**Collected material**
** Begin **

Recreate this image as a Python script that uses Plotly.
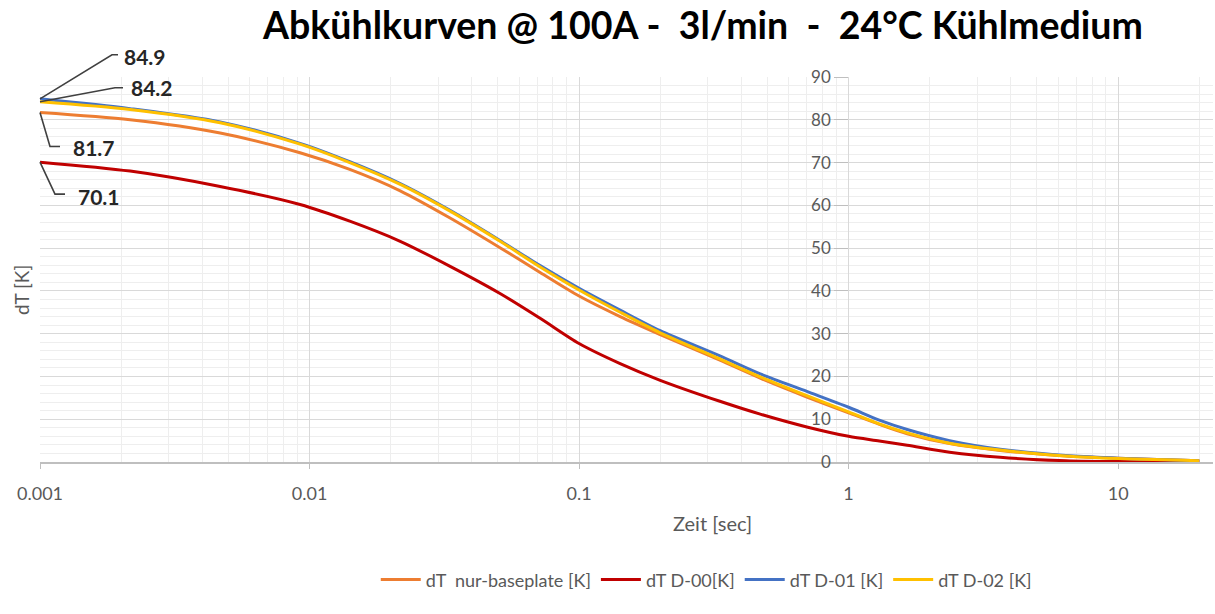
import plotly.graph_objects as go

# Zeitpunkte [s] und Temperaturdifferenzen [K]
zeit = [0.001, 0.00216, 0.00466, 0.00922, 0.0141, 0.0217, 0.0331, 0.0509, 0.0717,
        0.1, 0.142, 0.2, 0.333, 0.47, 0.7, 1.0, 1.3, 1.65, 2.37, 3.65, 6.4, 10, 15, 20]

dt_baseplate = [81.7, 80.0, 76.9, 72.3, 68.4, 63.4, 57.1, 50.1, 44.3,
                38.8, 34.0, 29.8, 23.8, 19.6, 15.2, 11.5, 8.8, 6.6, 4.3, 2.7, 1.4, 0.9, 0.5, 0.3]
dt_d00 = [70.1, 68.0, 64.4, 60.2, 56.3, 51.6, 45.8, 39.4, 33.6,
          27.7, 23.0, 19.1, 14.2, 11.2, 8.2, 6.0, 4.9, 3.9, 2.3, 1.1, 0.3, 0.1, 0.1, 0.2]
dt_d01 = [84.9, 82.6, 79.5, 74.5, 70.2, 65.1, 58.9, 51.8, 45.9,
          40.6, 35.5, 30.7, 24.8, 20.6, 16.5, 12.8, 9.8, 7.6, 5.0, 3.0, 1.5, 0.9, 0.5, 0.3]
dt_d02 = [84.2, 82.4, 79.3, 74.3, 70.0, 64.9, 58.7, 51.6, 45.6,
          40.2, 35.0, 30.2, 24.1, 19.9, 15.5, 11.7, 8.9, 6.8, 4.4, 2.8, 1.4, 0.8, 0.5, 0.3]

series_names = ["dT  nur-baseplate [K]", "dT D-00[K]", "dT D-01 [K]", "dT D-02 [K]"]
series_values = [dt_baseplate, dt_d00, dt_d01, dt_d02]
series_colors = ["#ED7D31", "#C00000", "#4472C4", "#FFC000"]

x_tickvals = [0.001, 0.01, 0.1, 1, 10]
x_ticktext = ["0.001", "0.01", "0.1", "1", "10"]
y_range = [0, 90]
y_tickvals = list(range(0, 91, 10))

# Datenbeschriftungen am Startpunkt: (Wert, Knickpunkt der Führungslinie, Linienende, Textversatz)
callouts = [
    (dt_d01[0], (72, 44), (78, 44), (82, 42)),
    (dt_d02[0], (75, 14), (83, 14), (89, 14)),
    (dt_baseplate[0], (10, -34), (20, -34), (31, -35)),
    (dt_d00[0], (15, -32), (25, -32), (36, -34)),
]

FONT = "Lato"
GREY = "#595959"

fig = go.Figure()
for name, vals, col in zip(series_names, series_values, series_colors):
    fig.add_trace(go.Scatter(
        x=zeit, y=vals, name=name, mode="lines",
        line=dict(color=col, width=3, shape="spline", smoothing=0.8),
    ))

for val, knick, ende, txt in callouts:
    # Führungslinie in Pixeln relativ zum ersten Messpunkt (linker Rand)
    fig.add_shape(
        type="path", xref="paper", yref="paper",
        xsizemode="pixel", ysizemode="pixel",
        xanchor=0, yanchor=(val - y_range[0]) / (y_range[1] - y_range[0]),
        path=f"M 0 0 L {knick[0]} {knick[1]} L {ende[0]} {ende[1]}",
        line=dict(color="#404040", width=1.6),
    )
    fig.add_annotation(
        x=-3, y=val, xref="x", yref="y", text=f"<b>{val:.1f}</b>",
        showarrow=False, xanchor="left", yanchor="middle",
        xshift=txt[0], yshift=txt[1],
        font=dict(family=FONT, size=21, color="#262626"),
    )

fig.add_annotation(
    x=0.565, y=1.137, xref="paper", yref="paper",
    text="<b>Abkühlkurven @ 100A -  3l/min  -  24°C Kühlmedium</b>",
    showarrow=False, xanchor="center", yanchor="middle",
    font=dict(family=FONT, size=37.5, color="#000000"),
)
fig.add_annotation(
    x=-0.0153, y=0.447, xref="paper", yref="paper", text="dT [K]",
    textangle=-90, showarrow=False, xanchor="center", yanchor="middle",
    font=dict(family=FONT, size=19, color=GREY),
)
fig.add_annotation(
    x=0.573, y=-0.158, xref="paper", yref="paper", text="Zeit [sec]",
    showarrow=False, xanchor="center", yanchor="middle",
    font=dict(family=FONT, size=20, color=GREY),
)

fig.update_layout(
    width=1215, height=614,
    margin=dict(l=40, r=2, t=77, b=152),
    paper_bgcolor="white", plot_bgcolor="white",
    font=dict(family=FONT, size=16, color=GREY),
    showlegend=True,
    legend=dict(
        orientation="h", x=0.568, y=-0.306, xanchor="center", yanchor="middle",
        font=dict(family=FONT, size=18, color=GREY), bgcolor="rgba(0,0,0,0)",
        itemwidth=40,
    ),
    xaxis=dict(
        type="log", range=[-3, 1.352],
        tickvals=x_tickvals, ticktext=x_ticktext,
        showgrid=True, gridcolor="#d9d9d9", gridwidth=1,
        minor=dict(dtick="D1", showgrid=True, gridcolor="#eeeeee", gridwidth=1,
                   ticks=""),
        showline=True, linecolor="#bfbfbf", linewidth=1.5,
        ticks="outside", ticklen=5, tickcolor="#bfbfbf",
        ticklabelstandoff=10,
        tickfont=dict(family=FONT, size=18, color=GREY),
        zeroline=False,
    ),
    yaxis=dict(
        range=y_range, tickvals=y_tickvals,
        anchor="free", position=0.689,
        showgrid=True, gridcolor="#d9d9d9", gridwidth=1,
        minor=dict(dtick=2, showgrid=True, gridcolor="#eeeeee", gridwidth=1,
                   ticks=""),
        showline=False,
        ticks="outside", ticklen=14, tickcolor="#bfbfbf",
        tickfont=dict(family=FONT, size=17, color=GREY),
        zeroline=False,
    ),
)

fig.write_html("out.html")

** End **

**What to do**
Reproduce each line word for word and drop the pictures.

**Written answer**
Recreate this image as a Python script that uses Plotly.
import plotly.graph_objects as go

# Zeitpunkte [s] und Temperaturdifferenzen [K]
zeit = [0.001, 0.00216, 0.00466, 0.00922, 0.0141, 0.0217, 0.0331, 0.0509, 0.0717,
        0.1, 0.142, 0.2, 0.333, 0.47, 0.7, 1.0, 1.3, 1.65, 2.37, 3.65, 6.4, 10, 15, 20]

dt_baseplate = [81.7, 80.0, 76.9, 72.3, 68.4, 63.4, 57.1, 50.1, 44.3,
                38.8, 34.0, 29.8, 23.8, 19.6, 15.2, 11.5, 8.8, 6.6, 4.3, 2.7, 1.4, 0.9, 0.5, 0.3]
dt_d00 = [70.1, 68.0, 64.4, 60.2, 56.3, 51.6, 45.8, 39.4, 33.6,
          27.7, 23.0, 19.1, 14.2, 11.2, 8.2, 6.0, 4.9, 3.9, 2.3, 1.1, 0.3, 0.1, 0.1, 0.2]
dt_d01 = [84.9, 82.6, 79.5, 74.5, 70.2, 65.1, 58.9, 51.8, 45.9,
          40.6, 35.5, 30.7, 24.8, 20.6, 16.5, 12.8, 9.8, 7.6, 5.0, 3.0, 1.5, 0.9, 0.5, 0.3]
dt_d02 = [84.2, 82.4, 79.3, 74.3, 70.0, 64.9, 58.7, 51.6, 45.6,
          40.2, 35.0, 30.2, 24.1, 19.9, 15.5, 11.7, 8.9, 6.8, 4.4, 2.8, 1.4, 0.8, 0.5, 0.3]

series_names = ["dT  nur-baseplate [K]", "dT D-00[K]", "dT D-01 [K]", "dT D-02 [K]"]
series_values = [dt_baseplate, dt_d00, dt_d01, dt_d02]
series_colors = ["#ED7D31", "#C00000", "#4472C4", "#FFC000"]

x_tickvals = [0.001, 0.01, 0.1, 1, 10]
x_ticktext = ["0.001", "0.01", "0.1", "1", "10"]
y_range = [0, 90]
y_tickvals = list(range(0, 91, 10))

# Datenbeschriftungen am Startpunkt: (Wert, Knickpunkt der Führungslinie, Linienende, Textversatz)
callouts = [
    (dt_d01[0], (72, 44), (78, 44), (82, 42)),
    (dt_d02[0], (75, 14), (83, 14), (89, 14)),
    (dt_baseplate[0], (10, -34), (20, -34), (31, -35)),
    (dt_d00[0], (15, -32), (25, -32), (36, -34)),
]

FONT = "Lato"
GREY = "#595959"

fig = go.Figure()
for name, vals, col in zip(series_names, series_values, series_colors):
    fig.add_trace(go.Scatter(
        x=zeit, y=vals, name=name, mode="lines",
        line=dict(color=col, width=3, shape="spline", smoothing=0.8),
    ))

for val, knick, ende, txt in callouts:
    # Führungslinie in Pixeln relativ zum ersten Messpunkt (linker Rand)
    fig.add_shape(
        type="path", xref="paper", yref="paper",
        xsizemode="pixel", ysizemode="pixel",
        xanchor=0, yanchor=(val - y_range[0]) / (y_range[1] - y_range[0]),
        path=f"M 0 0 L {knick[0]} {knick[1]} L {ende[0]} {ende[1]}",
        line=dict(color="#404040", width=1.6),
    )
    fig.add_annotation(
        x=-3, y=val, xref="x", yref="y", text=f"<b>{val:.1f}</b>",
        showarrow=False, xanchor="left", yanchor="middle",
        xshift=txt[0], yshift=txt[1],
        font=dict(family=FONT, size=21, color="#262626"),
    )

fig.add_annotation(
    x=0.565, y=1.137, xref="paper", yref="paper",
    text="<b>Abkühlkurven @ 100A -  3l/min  -  24°C Kühlmedium</b>",
    showarrow=False, xanchor="center", yanchor="middle",
    font=dict(family=FONT, size=37.5, color="#000000"),
)
fig.add_annotation(
    x=-0.0153, y=0.447, xref="paper", yref="paper", text="dT [K]",
    textangle=-90, showarrow=False, xanchor="center", yanchor="middle",
    font=dict(family=FONT, size=19, color=GREY),
)
fig.add_annotation(
    x=0.573, y=-0.158, xref="paper", yref="paper", text="Zeit [sec]",
    showarrow=False, xanchor="center", yanchor="middle",
    font=dict(family=FONT, size=20, color=GREY),
)

fig.update_layout(
    width=1215, height=614,
    margin=dict(l=40, r=2, t=77, b=152),
    paper_bgcolor="white", plot_bgcolor="white",
    font=dict(family=FONT, size=16, color=GREY),
    showlegend=True,
    legend=dict(
        orientation="h", x=0.568, y=-0.306, xanchor="center", yanchor="middle",
        font=dict(family=FONT, size=18, color=GREY), bgcolor="rgba(0,0,0,0)",
        itemwidth=40,
    ),
    xaxis=dict(
        type="log", range=[-3, 1.352],
        tickvals=x_tickvals, ticktext=x_ticktext,
        showgrid=True, gridcolor="#d9d9d9", gridwidth=1,
        minor=dict(dtick="D1", showgrid=True, gridcolor="#eeeeee", gridwidth=1,
                   ticks=""),
        showline=True, linecolor="#bfbfbf", linewidth=1.5,
        ticks="outside", ticklen=5, tickcolor="#bfbfbf",
        ticklabelstandoff=10,
        tickfont=dict(family=FONT, size=18, color=GREY),
        zeroline=False,
    ),
    yaxis=dict(
        range=y_range, tickvals=y_tickvals,
        anchor="free", position=0.689,
        showgrid=True, gridcolor="#d9d9d9", gridwidth=1,
        minor=dict(dtick=2, showgrid=True, gridcolor="#eeeeee", gridwidth=1,
                   ticks=""),
        showline=False,
        ticks="outside", ticklen=14, tickcolor="#bfbfbf",
        tickfont=dict(family=FONT, size=17, color=GREY),
        zeroline=False,
    ),
)

fig.write_html("out.html")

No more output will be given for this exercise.